Supply chain is also moving beyond cost optimization. AI helps companies model scenarios and understand risk-how energy price changes affect manufacturing and logistics over the next six to nine months, where opportunities emerge if conditions improve, what the impact is if they worsen.
Migration Strategy: Greenfield Over Lift-and-Shift
Companies moving from another ERP to SAP should use a greenfield approach rather than attempting a technical migration of existing data and processes. Data models differ across systems, making direct transfers unsuccessful.
The better path: map business processes from current state to target model and rebuild to support the future. Some companies see parts of the business running in six months. More complex operations use a phased model but start seeing benefits before everything is finished.
Even existing SAP customers choose greenfield approaches, especially those running older versions. They decide not to carry forward legacy processes and customizations.
Starting the Cloud Journey: Business First, ROI Second
Executives often get stuck comparing current operating costs with future cloud costs. That misses the point.
The better question: what does the business want to do differently? Identify the processes that matter most-store experience, supply chain, customer experience-and work backward into solutions and transformation paths.
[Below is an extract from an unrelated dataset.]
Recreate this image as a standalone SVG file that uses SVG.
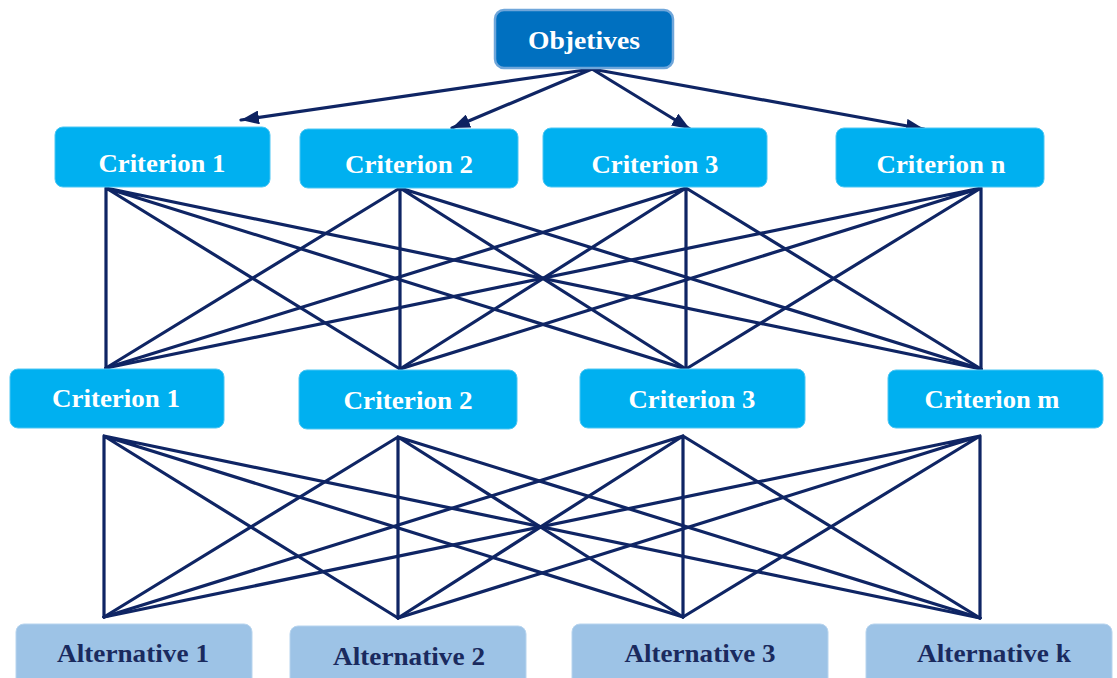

Start by digitizing one process that matters. Many supply chain teams still run planning in spreadsheets. One customer managed supply chain with 52 separate spreadsheets. After implementing integrated business planning, they retired all 52 in three months.
Companies do not need to treat enterprise transformation as a five-year project. Start with a process, digitize it, add analytics, then add AI. But AI requires a digital foundation. It cannot work well on analog conditions.
Industry Adoption Varies, but Leadership Matters Most
Retail and services move faster on AI than regulated industries with physical operations constraints. But leadership decisions matter more than industry type.
Some oil and gas companies move faster than retailers because they made board-level decisions to modernize ERP and connect back office and front office operations.
Industries with high margin pressure-consumer products, for example-innovate faster because they cannot afford manual supply chains. But maturity in the transformation journey matters more than industry alone. Companies running on paper and spreadsheets face different challenges than those already digitized and ready for analytics and AI.
New Supply Chain Capabilities
SAP is releasing new applications for companies that do not need full warehouse management systems. SAP Logistics Management combines simple warehouse management, transportation management, and freight management in an AI-first and mobile-first experience.
Field service and asset management capabilities let asset-intensive industries move beyond silos. If a machine detects vibration or heat, agents can create a maintenance order, identify workers with the right certifications, generate work instructions, and schedule jobs automatically.
What Enterprise Leaders Should Watch
ERP is back at the top of priority lists. Leaders should treat ERP modernization as a competitive opportunity, not a cost center upgrade.
Companies are also reconsidering suites over point solutions. Adding separate systems for inventory, warehouse management, expense management, and planning eventually creates fragmentation that makes data integration and AI harder.
SAP and other enterprise platforms now support both complexity and simplicity. Companies can start simple and grow without forcing migrations to new platforms as they scale.
For executives building strategy around AI, the takeaway is clear: enterprise AI requires business context. ERP systems provide that context. Modernizing ERP is not a technical decision anymore-it is a business strategy decision.